— Collected material —
-*-*-

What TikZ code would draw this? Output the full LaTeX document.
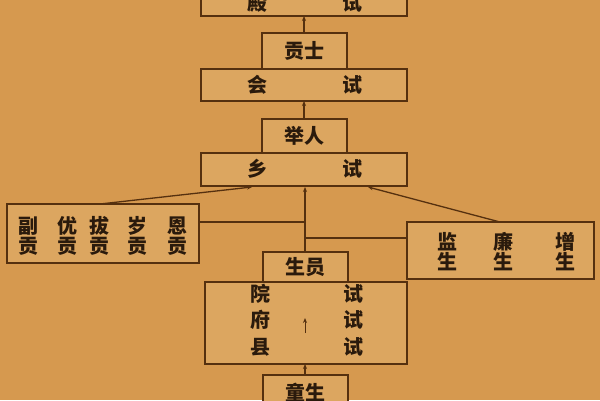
\documentclass[tikz,border=0pt]{standalone}
\usepackage{fontspec}
\setmainfont{Noto Sans CJK SC}[BoldFont={Noto Sans CJK SC Black}]
\usetikzlibrary{arrows.meta}
\definecolor{bg}{HTML}{D6994F}
\definecolor{boxfill}{HTML}{DCA660}
\definecolor{ink}{HTML}{55300F}
\definecolor{txt}{HTML}{2A1A0C}
\begin{document}
\begin{tikzpicture}[x=1pt,y=-1pt,
  frame/.style={draw=ink,line width=1.6pt,fill=boxfill},
  lab/.style={text=txt,font=\fontsize{20}{22}\selectfont\bfseries,inner sep=0pt},
  conn/.style={draw=ink,line width=1.3pt},
  arr/.style={conn,-{Stealth[length=5pt,width=4pt]}}]
\fill[bg] (0,0) rectangle (600,400);
\useasboundingbox (0,0) rectangle (600,400);
% boxes
\path[frame] (201,-5) rectangle (407,16);
\node[lab] (dian) at (257,3) {殿};
\node[lab] (dianshi) at (352,3) {试};
\coordinate (dianB) at (304,16);

\path[frame] (262,33) rectangle (347,69);
\node[lab] (gongshi) at (304,51) {贡士};
\coordinate (gongT) at (304,33);
\path[frame] (201,69) rectangle (407,101);
\node[lab] (hui) at (257,85) {会};
\node[lab] (huishi) at (352,85) {试};
\coordinate (huiB) at (304,101);

\path[frame] (262,119) rectangle (347,153);
\node[lab] (juren) at (304,136) {举人};
\coordinate (juT) at (304,119);
\path[frame] (201,153) rectangle (407,186);
\node[lab] (xiang) at (257,169) {乡};
\node[lab] (xiangshi) at (352,169) {试};
\coordinate (xiangBL) at (252,187);
\coordinate (xiangBM) at (305,187);
\coordinate (xiangBR) at (368,187);

% left box
\path[frame] (7,204) rectangle (199,263);
\foreach \x/\c [count=\i] in {28/副,67/优,99/拔,137/岁,177/恩}{
  \node[lab] (lt\i) at (\x,226) {\c};
  \node[lab] (lb\i) at (\x,246) {贡};
}
\coordinate (leftT) at (100,204);
\coordinate (leftR) at (199,222);

% right box
\path[frame] (407,222) rectangle (594,279);
\foreach \x/\c [count=\i] in {447/监,503/廉,565/增}{
  \node[lab] (rt\i) at (\x,242) {\c};
  \node[lab] (rb\i) at (\x,262) {生};
}
\coordinate (rightT) at (500,222);
\coordinate (rightL) at (407,238);

% shengyuan
\path[frame] (263,252) rectangle (348,282);
\node[lab] (shengyuan) at (305,267) {生员};
\coordinate (syT) at (305,252);
\path[frame] (205,282) rectangle (407,364);
\node[lab] (yuan) at (260,294) {院};
\node[lab] (fu) at (260,320) {府};
\node[lab] (xian) at (260,347) {县};
\node[lab] (s1) at (353,294) {试};
\node[lab] (s2) at (353,320) {试};
\node[lab] (s3) at (353,347) {试};
\coordinate (ia) at (305,333);
\coordinate (ib) at (305,318);
\coordinate (lowB) at (305,364);

% tongsheng
\path[frame] (263,375) rectangle (348,410);
\node[lab] (tongsheng) at (305,393) {童生};
\coordinate (tsT) at (305,375);

% connectors
\draw[arr] (gongT) -- (dianB);
\draw[arr] (juT) -- (huiB);
\draw[arr] (syT) -- (xiangBM);
\draw[arr] (leftT) -- (xiangBL);
\draw[arr] (rightT) -- (xiangBR);
\coordinate (jl) at (305,222);
\coordinate (jr) at (305,238);
\draw[conn] (leftR) -- (jl);
\draw[conn] (rightL) -- (jr);
\draw[arr,line width=1pt] (ia) -- (ib);
\draw[arr] (tsT) -- (lowB);
\end{tikzpicture}
\end{document}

-*-*-

— Short exercise —
Give all the lines above again, character for character, without pictures.

— Task solution —
What TikZ code would draw this? Output the full LaTeX document.
\documentclass[tikz,border=0pt]{standalone}
\usepackage{fontspec}
\setmainfont{Noto Sans CJK SC}[BoldFont={Noto Sans CJK SC Black}]
\usetikzlibrary{arrows.meta}
\definecolor{bg}{HTML}{D6994F}
\definecolor{boxfill}{HTML}{DCA660}
\definecolor{ink}{HTML}{55300F}
\definecolor{txt}{HTML}{2A1A0C}
\begin{document}
\begin{tikzpicture}[x=1pt,y=-1pt,
  frame/.style={draw=ink,line width=1.6pt,fill=boxfill},
  lab/.style={text=txt,font=\fontsize{20}{22}\selectfont\bfseries,inner sep=0pt},
  conn/.style={draw=ink,line width=1.3pt},
  arr/.style={conn,-{Stealth[length=5pt,width=4pt]}}]
\fill[bg] (0,0) rectangle (600,400);
\useasboundingbox (0,0) rectangle (600,400);
% boxes
\path[frame] (201,-5) rectangle (407,16);
\node[lab] (dian) at (257,3) {殿};
\node[lab] (dianshi) at (352,3) {试};
\coordinate (dianB) at (304,16);

\path[frame] (262,33) rectangle (347,69);
\node[lab] (gongshi) at (304,51) {贡士};
\coordinate (gongT) at (304,33);
\path[frame] (201,69) rectangle (407,101);
\node[lab] (hui) at (257,85) {会};
\node[lab] (huishi) at (352,85) {试};
\coordinate (huiB) at (304,101);

\path[frame] (262,119) rectangle (347,153);
\node[lab] (juren) at (304,136) {举人};
\coordinate (juT) at (304,119);
\path[frame] (201,153) rectangle (407,186);
\node[lab] (xiang) at (257,169) {乡};
\node[lab] (xiangshi) at (352,169) {试};
\coordinate (xiangBL) at (252,187);
\coordinate (xiangBM) at (305,187);
\coordinate (xiangBR) at (368,187);

% left box
\path[frame] (7,204) rectangle (199,263);
\foreach \x/\c [count=\i] in {28/副,67/优,99/拔,137/岁,177/恩}{
  \node[lab] (lt\i) at (\x,226) {\c};
  \node[lab] (lb\i) at (\x,246) {贡};
}
\coordinate (leftT) at (100,204);
\coordinate (leftR) at (199,222);

% right box
\path[frame] (407,222) rectangle (594,279);
\foreach \x/\c [count=\i] in {447/监,503/廉,565/增}{
  \node[lab] (rt\i) at (\x,242) {\c};
  \node[lab] (rb\i) at (\x,262) {生};
}
\coordinate (rightT) at (500,222);
\coordinate (rightL) at (407,238);

% shengyuan
\path[frame] (263,252) rectangle (348,282);
\node[lab] (shengyuan) at (305,267) {生员};
\coordinate (syT) at (305,252);
\path[frame] (205,282) rectangle (407,364);
\node[lab] (yuan) at (260,294) {院};
\node[lab] (fu) at (260,320) {府};
\node[lab] (xian) at (260,347) {县};
\node[lab] (s1) at (353,294) {试};
\node[lab] (s2) at (353,320) {试};
\node[lab] (s3) at (353,347) {试};
\coordinate (ia) at (305,333);
\coordinate (ib) at (305,318);
\coordinate (lowB) at (305,364);

% tongsheng
\path[frame] (263,375) rectangle (348,410);
\node[lab] (tongsheng) at (305,393) {童生};
\coordinate (tsT) at (305,375);

% connectors
\draw[arr] (gongT) -- (dianB);
\draw[arr] (juT) -- (huiB);
\draw[arr] (syT) -- (xiangBM);
\draw[arr] (leftT) -- (xiangBL);
\draw[arr] (rightT) -- (xiangBR);
\coordinate (jl) at (305,222);
\coordinate (jr) at (305,238);
\draw[conn] (leftR) -- (jl);
\draw[conn] (rightL) -- (jr);
\draw[arr,line width=1pt] (ia) -- (ib);
\draw[arr] (tsT) -- (lowB);
\end{tikzpicture}
\end{document}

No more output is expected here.